ANN ARBOR — Michigan and Rutgers might be further apart than the North and South Poles.
Not in distance — 618 miles separates Ann Arbor and New Brunswick, N.J. — but in prestige. Rutgers’ college football history begins and ends with the Scarlet Knights’ appearance in the sport’s first game. Chronicle Michigan’s 137 years and it reads like the Encyclopedia Britannica, never-ending pages about an indelible fight song and helmet and unforgettable players, coaches, and moments.
Yet these two programs at opposite ends of college football’s spectrum have started a budding rivalry. Aggressive recruiting is the culprit.
“There’s good football being played [in New Jersey],” Michigan coach Jim Harbaugh said. “There’s talent, great effort, and good coaching.”
Michigan has raided New Jersey in recent years, grabbing six players from the talent-rich state last year alone. UM’s roster has 10 players from the Garden State, and they aren’t just filling space. The names include Jabrill Peppers, Grant Newsome, Rashan Gary, Kareem Walker and Juwann Bushell-Beatty.

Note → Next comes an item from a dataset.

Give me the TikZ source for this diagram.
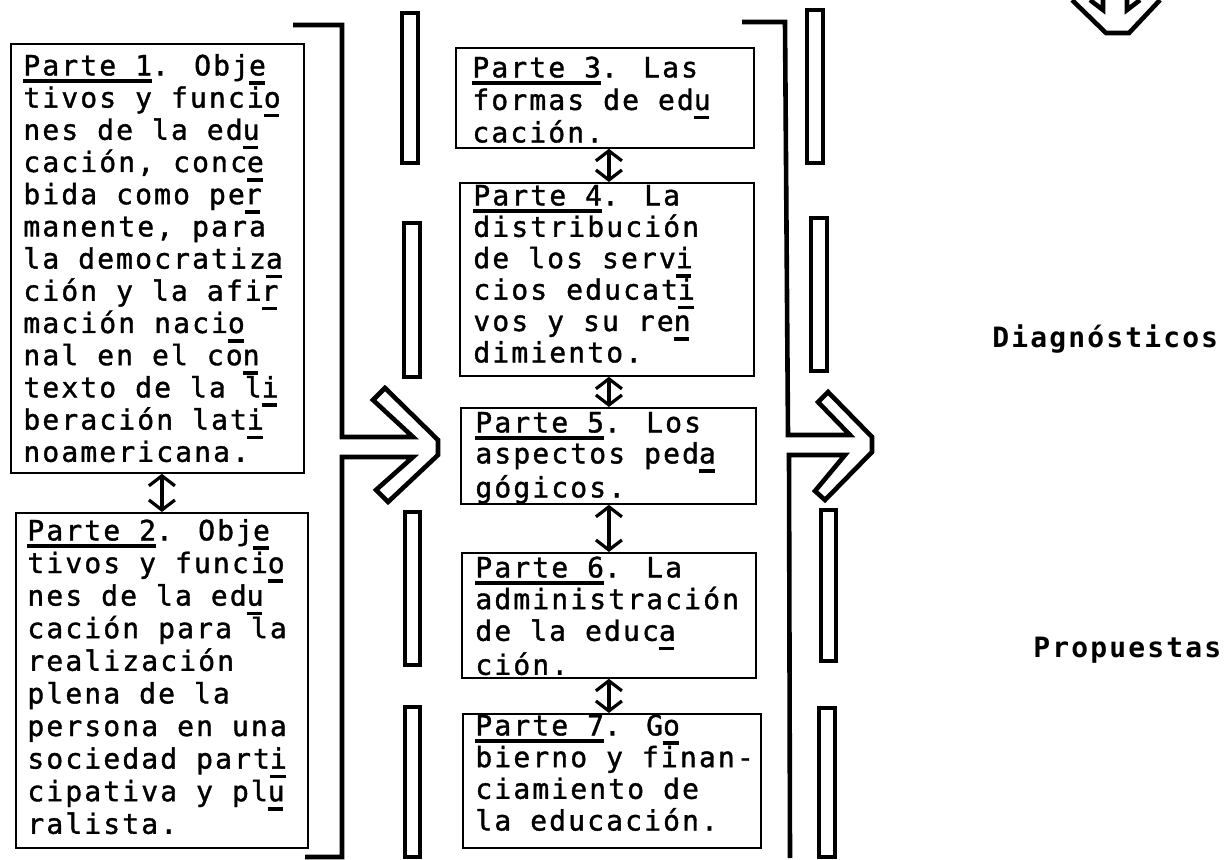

Harbaugh hasn’t only accumulated New Jersey players. He also hired the state’s best high school coach, Chris Partridge, who led powerhouse Paramus Catholic High School — the alma mater of Peppers, Gary, and Bushell-Beatty — to a No. 4 national ranking. Partridge was hired in January 2015 as the director of player personnel in recruiting, a position he excelled at. He was named the national recruiter of the year by Scout.com before switching to linebackers coach and special teams coordinator.
Offensive assistant Jedd Fisch also is from New Jersey.
“Chris has done an outstanding job,” said Harbaugh, who delivered the commencement speech at Paramus in June. “It’s been good having natives from New Jersey that have connected well [with recruits]. It’s been a positive.”
First-year Rutgers coach Chris Ash, who won a national championship as Ohio State’s defensive coordinator, sent a loud message last summer when he scheduled a recruiting camp at Rutgers on the same day Harbaugh hosted a satellite camp 30 miles away.
Ash also invited his former boss, Urban Meyer.
“People can say what they want. I’m just excited about our event,” Ash said in June. “I’m really thrilled for the state of New Jersey. To be able to host two events like this is outstanding. It’s not about us and Michigan, it’s about trying to brand ourselves and promote the game of football.”
There was a social media tiff between the two programs, with Rutgers’ Twitter account vowing to “Fence the Garden” and Michigan responding with a post about “Jumping Fences,” a New Jersey columnist termed Harbaugh’s satellite camp “an act of war,” and a Rutgers’ secret society put a curse on the Wolverines.
Despite evidence to the contrary, Ash emphasized at Big Ten media days that there is no bad blood between Michigan and Rutgers.
“I’ll start by saying there’s no rivalry with Michigan yet,” Ash said. “I think it’s great for fans to get a chance in the offseason to talk about college football.”
The programs have split their only two meetings — Rutgers won in 2014 in New Jersey and Michigan won last season in Ann Arbor. On Saturday, Harbaugh and Ash will meet at midfield for their second conversation. The first came when Ash interviewed for a job on Harbaugh’s staff at Stanford.
“It’s the only time I’ve really had a conversation with him. But he’s a guy I’ve got a lot of respect for,” Ash told reporters Monday.
Ross Douglas, who transferred to Rutgers after graduating from Michigan, thinks Harbaugh’s quirks are misunderstood, which leads to vitriol from opposing fan bases.
“I personally think he’s a good guy,” said Douglas, a defensive back. “What he does to outsiders, what you call so-called ‘antics,’ he doesn’t do that to shed negative light on our team or anything like that. That’s just him being himself, and some people may misunderstand that. He’s outspoken, he’s different, he says what’s on his mind.”